# Fluval Peat Granules



## Aaronic (Apr 22, 2005)

Just bought some yesterday, what is everyones opinions on this stuff, or peat in general?


----------



## Aaronic (Apr 22, 2005)

Lowered my ph from 8.0 to 7.2 in about 24 hours.


----------



## Trigga (Jul 1, 2006)

were the fish in there while the ph changed like that? the pH fluctuating like that cant be good


----------



## nomoneyx (Feb 14, 2007)

Seems like a 24 hour acclimation period from a ph of 8 down to a ph of 7.2 would be better than taking them straight out of 8 ph water and acclimating them to 7.2 over an hour period of time. I really don't know for sure though, I do not have very much experience. I would like to know because I am about to help my brother do the same thing in his tank. Anyone know if the peat has to be replaced regularly.


----------



## Aaronic (Apr 22, 2005)

Like I said, the ph changed over a 24 hour period. It cannot be hurting them as they are eating 2-3x more now! And more active...
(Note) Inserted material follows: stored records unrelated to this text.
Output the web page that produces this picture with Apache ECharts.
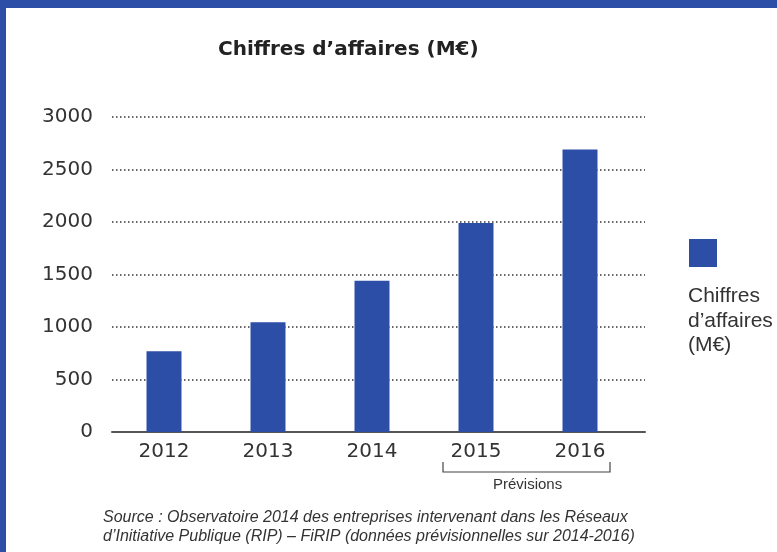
<!DOCTYPE html>
<html>
<head>
<meta charset="utf-8">
<script src="https://cdn.jsdelivr.net/npm/echarts@6/dist/echarts.min.js"></script>
<style>
  html, body { margin: 0; padding: 0; background: #fff; }
  #main { width: 777px; height: 552px; }
</style>
</head>
<body>
<div id="main"></div>
<script>
var years = ["2012", "2013", "2014", "2015", "2016"];
var chiffres = [770, 1045, 1440, 1990, 2690]; // M€
var yTicks = [0, 3000, 500]; // min, max, interval
var legendLines = ["Chiffres", "d’affaires", "(M€)"];
var sourceLines = [
  "Source : Observatoire 2014 des entreprises intervenant dans les Réseaux",
  "d’Initiative Publique (RIP) – FiRIP (données prévisionnelles sur 2014-2016)"
];

var blue = "#2C4EA7";
var txt = "#333";
var font = "Liberation Sans";
var numFont = "DejaVu Sans";

var myChart = echarts.init(document.getElementById("main"));
var option = {
  backgroundColor: "#fff",
  animation: false,
  title: {
    text: "Chiffres d’affaires (M€)",
    left: 213,
    top: 35,
    textStyle: { fontFamily: "DejaVu Sans", fontSize: 20, fontWeight: "bold", color: "#222" }
  },
  legend: {
    data: ["Chiffres d’affaires (M€)"],
    left: 689,
    top: 239,
    padding: 0,
    icon: "rect",
    itemWidth: 28,
    itemHeight: 28,
    formatter: function () { return ""; },
    selectedMode: false
  },
  grid: [
    // gridlines + axis line
    { left: 112, right: 132, top: 117, bottom: 120 },
    // bars
    { left: 112, right: 145, top: 117, bottom: 120 }
  ],
  xAxis: [
    {
      gridIndex: 0, type: "value", min: 0, max: 1,
      axisLine: { show: true, onZero: false, lineStyle: { color: "#555", width: 2 } },
      axisTick: { show: false }, axisLabel: { show: false }, splitLine: { show: false }
    },
    {
      gridIndex: 1, type: "category", data: years,
      axisLine: { show: false }, axisTick: { show: false },
      axisLabel: { margin: 10, fontFamily: numFont, fontSize: 20, color: txt }
    }
  ],
  yAxis: [
    {
      gridIndex: 0, type: "value", min: yTicks[0], max: yTicks[1], interval: yTicks[2],
      axisLine: { show: false }, axisTick: { show: false },
      axisLabel: {
        margin: 19, fontFamily: numFont, fontSize: 20, color: txt,
        formatter: function (v) { return String(v); }
      },
      splitLine: { lineStyle: { type: [1.5, 2.5], color: "#333", width: 1.5 } }
    },
    {
      gridIndex: 1, type: "value", min: yTicks[0], max: yTicks[1], show: false
    }
  ],
  series: [{
    name: "Chiffres d’affaires (M€)",
    type: "bar",
    xAxisIndex: 1,
    yAxisIndex: 1,
    barWidth: 35,
    data: chiffres,
    itemStyle: { color: blue },
    z: 3
  }],
  graphic: [
    { type: "rect", shape: { x: 0, y: 0, width: 777, height: 8 }, style: { fill: blue } },
    { type: "rect", shape: { x: 0, y: 0, width: 6, height: 552 }, style: { fill: blue } },
    {
      type: "polyline",
      shape: { points: [[443, 462], [443, 472], [610, 472], [610, 462]] },
      style: { stroke: "#444", lineWidth: 1.2, fill: null }
    },
    {
      type: "text", left: 493, top: 477,
      style: { text: "Prévisions", font: "15px " + font, fill: txt }
    },
    {
      type: "text", left: 688, top: 284,
      style: { text: legendLines.join("\n"), font: "21px " + font, lineHeight: 24.5, fill: txt }
    },
    {
      type: "text", left: 103, top: 508,
      style: { text: sourceLines.join("\n"), font: "italic 16px " + font, lineHeight: 19, fill: txt }
    }
  ]
};
myChart.setOption(option);
</script>
</body>
</html>
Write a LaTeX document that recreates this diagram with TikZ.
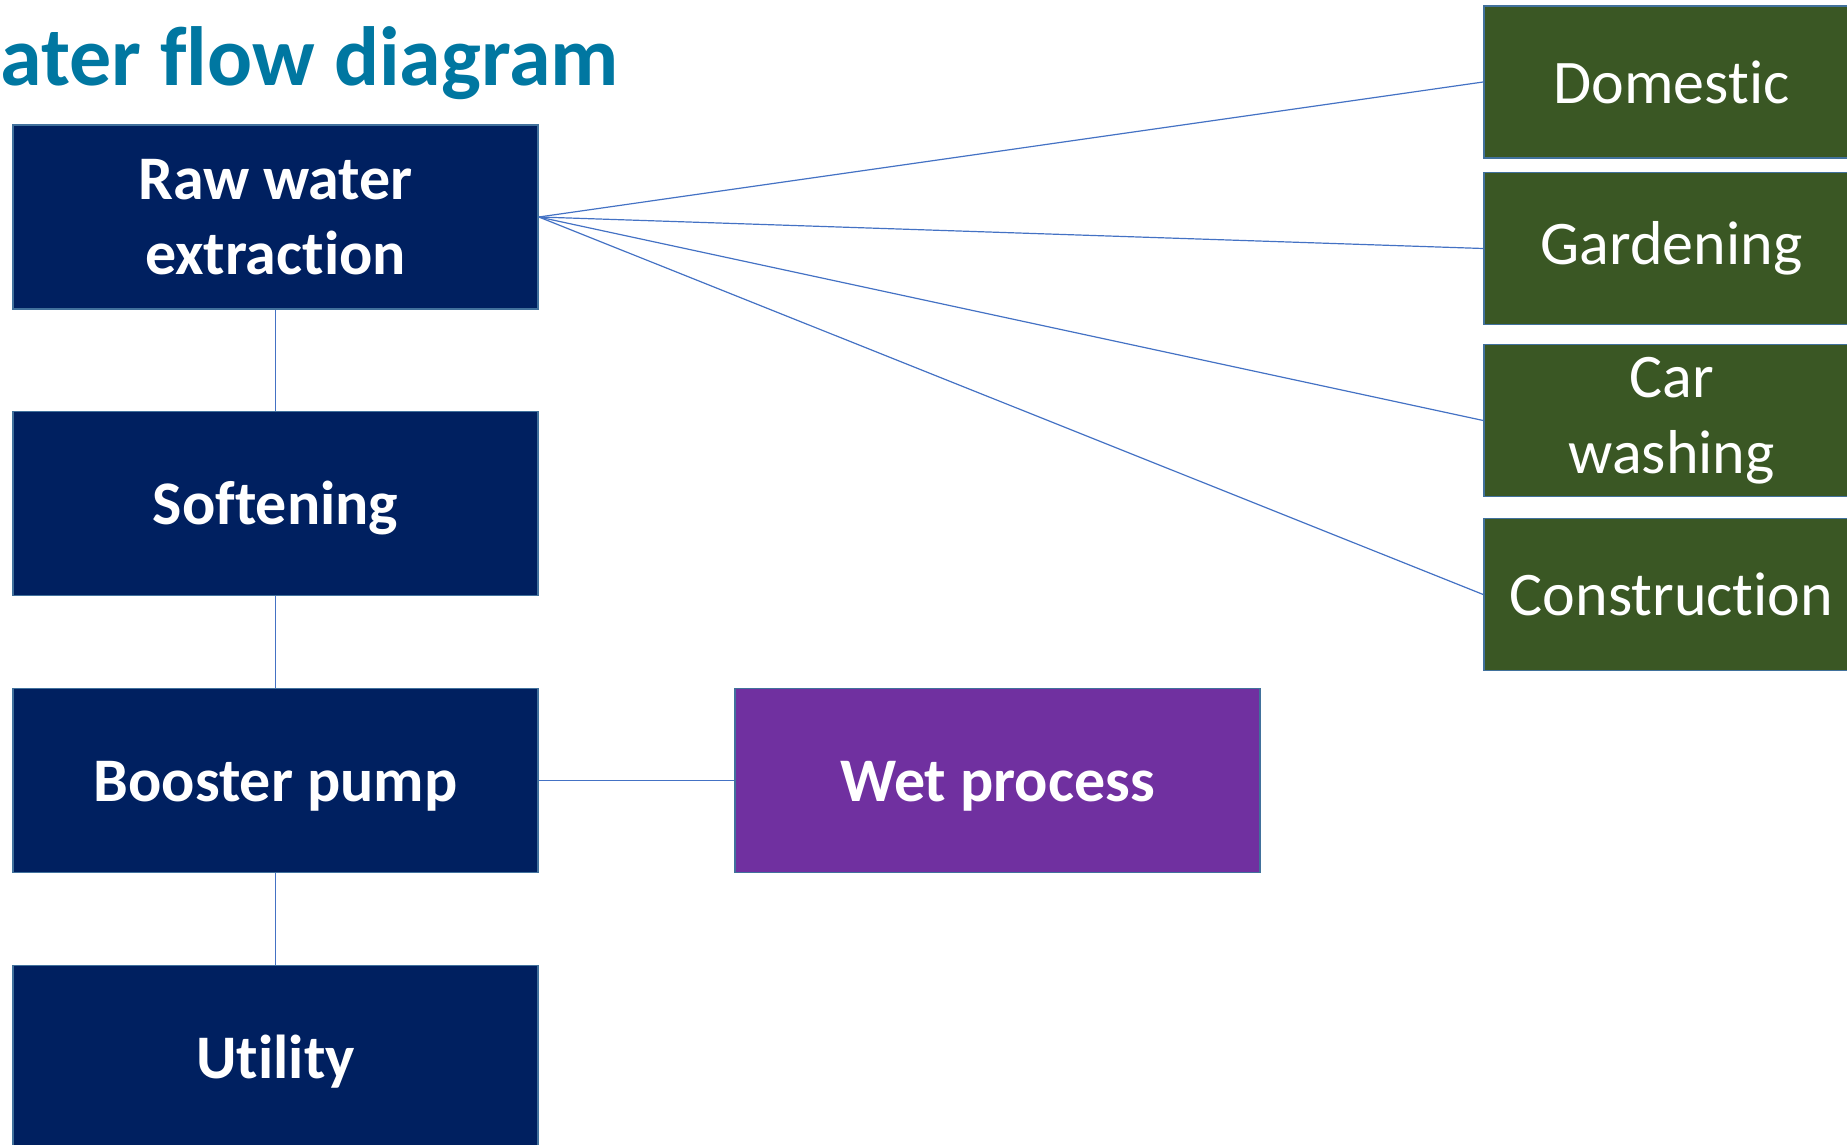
\documentclass[tikz,border=0pt]{standalone}
\usepackage{fontspec}
\setmainfont{Carlito}[Ligatures=NoCommon]
\usetikzlibrary{positioning}
\definecolor{navyfill}{HTML}{002060}
\definecolor{greenfill}{HTML}{3A5724}
\definecolor{purplefill}{HTML}{7030A0}
\definecolor{edgeblue}{HTML}{41719C}
\definecolor{linkblue}{HTML}{4472C4}
\definecolor{titleteal}{HTML}{0077A1}
\begin{document}
\begin{tikzpicture}[x=0.5pt, y=-0.5pt,
		block/.style={rectangle, draw=edgeblue, line width=0.8pt, text=white, align=center,
			font=\fontsize{31}{37.8}\selectfont, inner sep=0pt},
		stage/.style={block, fill=navyfill, font=\fontsize{31}{37.8}\selectfont\bfseries,
			minimum width=262.5pt, minimum height=92pt},
		oneline/.style={text height=24pt, text depth=3.5pt},
		use/.style={block, fill=greenfill, minimum width=187.5pt, minimum height=76pt},
		process/.style={stage, oneline, fill=purplefill},
		line/.style={draw=linkblue, line width=0.6pt}]
		\useasboundingbox (0,0) rectangle (1847,1145);
		% Title
		\node [anchor=base west, inner sep=0pt, text=titleteal,
			font=\fontsize{42}{50}\selectfont\bfseries] (title) at (0,86) {ater flow diagram};
		% Treatment chain
		\node [stage] (raw) at (275.5,217) {Raw water\\extraction};
		\node [stage, oneline] (soft) at (275.5,503.5) {Softening};
		\node [stage, oneline] (booster) at (275.5,780.5) {Booster pump};
		\node [stage, oneline] (utility) at (275.5,1057.5) {Utility};
		\node [process] (wet) at (997.5,780.5) {Wet process};
		% Uses
		\node [use] (domestic) at (1671.5,82) {Domestic};
		\node [use] (garden) at (1671.5,248.5) {Gardening};
		\node [use] (car) at (1671.5,420.5) {Car\\washing};
		\node [use] (construct) at (1671.5,594.5) {Construction};

		% Paths
		\path [line] (raw) -- (soft);
		\path [line] (soft) -- (booster);
		\path [line] (booster) -- (utility);
		\path [line] (booster) -- (wet);
		\path [line] (raw.east) -- (domestic.west);
		\path [line] (raw.east) -- (garden.west);
		\path [line] (raw.east) -- (car.west);
		\path [line] (raw.east) -- (construct.west);
	\end{tikzpicture}
\end{document}
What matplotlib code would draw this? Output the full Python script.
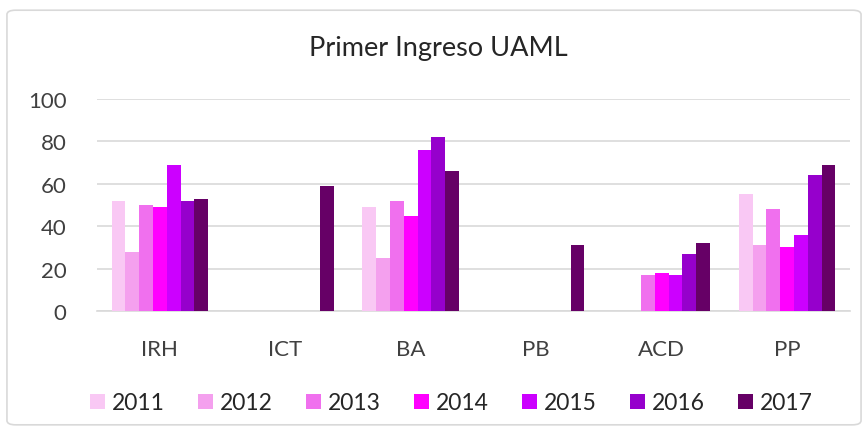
import numpy as np
import matplotlib.pyplot as plt
from matplotlib.patches import FancyBboxPatch

plt.rcParams['font.family'] = ['Lato', 'DejaVu Sans']

categories = ['IRH', 'ICT', 'BA', 'PB', 'ACD', 'PP']
years = ['2011', '2012', '2013', '2014', '2015', '2016', '2017']
values = {
    '2011': [52, 0, 49, 0, 0, 55],
    '2012': [28, 0, 25, 0, 0, 31],
    '2013': [50, 0, 52, 0, 17, 48],
    '2014': [49, 0, 45, 0, 18, 30],
    '2015': [69, 0, 76, 0, 17, 36],
    '2016': [52, 0, 82, 0, 27, 64],
    '2017': [53, 59, 66, 31, 32, 69],
}
colors = ['#F9C8F4', '#F4A0EE', '#F070EE', '#FF00FF', '#CC00FF', '#9600CC', '#660066']

fig = plt.figure(figsize=(8.68, 4.31), dpi=100)
ax = fig.add_axes([0.112, 0.276, 0.867, 0.492])

# marco del gráfico
fig.patches.append(FancyBboxPatch((0.008, 0.012), 0.984, 0.962, boxstyle='round,pad=0,rounding_size=0.01',
                                  transform=fig.transFigure, fill=False, edgecolor='#D9D9D9', linewidth=1.2))

x = np.arange(len(categories))
bw = 0.11
for i, yr in enumerate(years):
    offs = (i - 3) * bw
    ax.bar(x + offs, values[yr], width=bw, color=colors[i], label=yr, zorder=3)

ax.set_xlim(-0.5, len(categories) - 0.5)
ax.set_ylim(0, 100)
ax.set_yticks(range(0, 101, 20))
ax.set_xticks(x)
ax.set_xticklabels(categories)
ax.yaxis.grid(True, color='#D9D9D9', linewidth=1.2, zorder=0)
ax.tick_params(axis='both', length=0, labelsize=16, labelcolor='#404040')
ax.tick_params(axis='x', pad=20)
ax.tick_params(axis='y', pad=22)
for s in ['top', 'right', 'left']:
    ax.spines[s].set_visible(False)
ax.spines['bottom'].set_color('#D9D9D9')
ax.spines['bottom'].set_linewidth(1.2)

fig.text(0.505, 0.888, 'Primer Ingreso UAML', ha='center', va='center', fontsize=19.5, color='#262626')

fig.legend(loc='center', bbox_to_anchor=(0.52, 0.063), ncol=7, frameon=False,
           fontsize=16.5, labelcolor='#262626', handlelength=0.65, handleheight=0.65,
           handletextpad=0.3, columnspacing=1.45)

fig.savefig('out.png', dpi=100, facecolor='white')
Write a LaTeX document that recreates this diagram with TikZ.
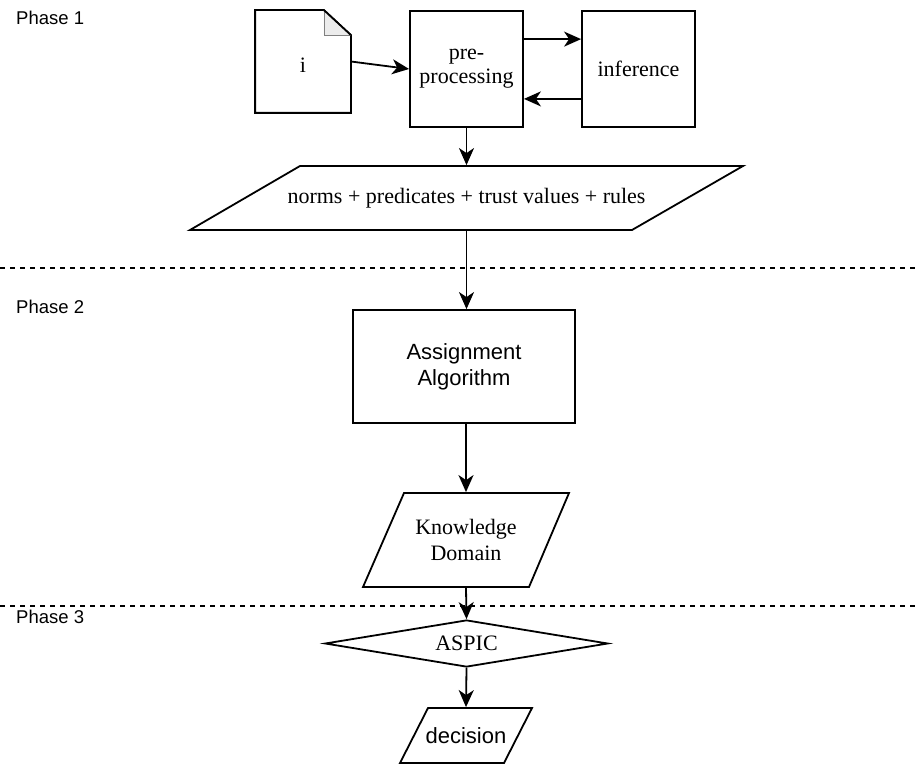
\documentclass[tikz,border=0pt]{standalone}
\usepackage{fontspec}
\setmainfont{Liberation Serif}
\setsansfont{Liberation Sans}
\usetikzlibrary{arrows.meta,shapes.geometric}
\begin{document}
\begin{tikzpicture}[x=1pt,y=-1pt,line width=1.8pt,line join=miter,
	>={Stealth[length=17pt,width=15pt,inset=5pt]},
	box/.style={draw,minimum width=113,minimum height=116,align=center,font=\fontsize{22}{24}\selectfont},
	io/.style={minimum height=#1,align=center,font=\fontsize{22}{26}\selectfont},
	phase/.style={anchor=west,font=\sffamily\fontsize{18.5}{22}\selectfont}]
	\useasboundingbox (0,0) rectangle (917,765);
	% Phase 1
	\node[minimum width=94,minimum height=101,font=\fontsize{22}{24}\selectfont] (doc) at (303,61.5) {};
	\node[font=\fontsize{22}{24}\selectfont] (doclabel) at (303,65) {i};
	\draw (doc.south west) -- (doc.north west) -- ([xshift=-27]doc.north east) -- ([yshift=-25]doc.north east) -- (doc.south east) -- cycle;
	\draw[line width=0.6pt,gray,fill=gray!15] ([xshift=-27]doc.north east) -- ([xshift=-27,yshift=-25]doc.north east) -- ([yshift=-25]doc.north east);
	\draw ([xshift=-27]doc.north east) -- ([yshift=-25]doc.north east);
	\node[box] (pre) at (466.5,69) {pre-\\processing};
	\node[box] (inf) at (638.5,69) {inference};
	\node[io=64] (facts) at (466.5,198) {norms + predicates + trust values + rules};
	\draw (300,166) -- (743,166) -- (632,230) -- (190,230) -- cycle;
	\draw[->] (doc.east) -- (pre.west);
	\draw[->] ([yshift=-29]pre.north east) -- ([yshift=-29]inf.north west);
	\draw[->] ([yshift=29]inf.south west) -- ([yshift=29]pre.south east);
	\draw[->] (pre.south) -- (facts.north);
	% Phase 2
	\node[box,minimum width=222,minimum height=113,font=\sffamily\fontsize{22}{26}\selectfont] (alg) at (464,366.5) {Assignment\\Algorithm};
	\node[io=94] (kd) at (466,540) {Knowledge\\Domain};
	\draw (404,493) -- (569,493) -- (529,587) -- (363,587) -- cycle;
	\draw[->] (facts.south) -- (alg.north -| facts.south);
	\draw[->] (alg.south -| kd.north) -- (kd.north);
	% Phase 3
	\node[diamond,draw,aspect=6,inner sep=0pt,minimum width=283,minimum height=47,font=\fontsize{22}{24}\selectfont] (aspic) at (466.5,643.5) {ASPIC};
	\node[io=55,font=\sffamily\fontsize{22}{26}\selectfont] (dec) at (466,735.5) {decision};
	\draw (428,708) -- (532,708) -- (504,763) -- (400,763) -- cycle;
	\draw[->] (kd.south) -- (aspic.north);
	\draw[->] (aspic.south) -- (dec.north);
	% phase separators and labels
	\draw[dashed,line width=1.1pt,dash pattern=on 5pt off 5pt] (0,268) -- (917,268);
	\draw[dashed,line width=1.1pt,dash pattern=on 5pt off 5pt] (0,606) -- (917,606);
	\node[phase] (p1) at (12,18) {Phase 1};
	\node[phase] (p2) at (12,307) {Phase 2};
	\node[phase] (p3) at (12,617) {Phase 3};
\end{tikzpicture}
\end{document}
My only concern is when I do my big water changes... Because I will be adding 50% water which is ph 8.0


----------



## nomoneyx (Feb 14, 2007)

Your ph will probably go up to 7.6, (7.2+8.0)/2=7.6, and then gradually go down to 7.2 again, which I don't think is a huge fluctuaion. You could avoid this by doing smaller changes more often, I would think. Many people that use manual CO2 injection have a .2 ph fluctuaion daily with no negative results from what I have seen.


----------



## KINGofKINGS (Jul 24, 2006)

i love peat... and it seems both my rhom and plants do to...


----------



## platinum1683 (Nov 17, 2006)

Trigga said:


> were the fish in there while the ph changed like that? the pH fluctuating like that cant be good


Sudden pH changes can kill fish.


----------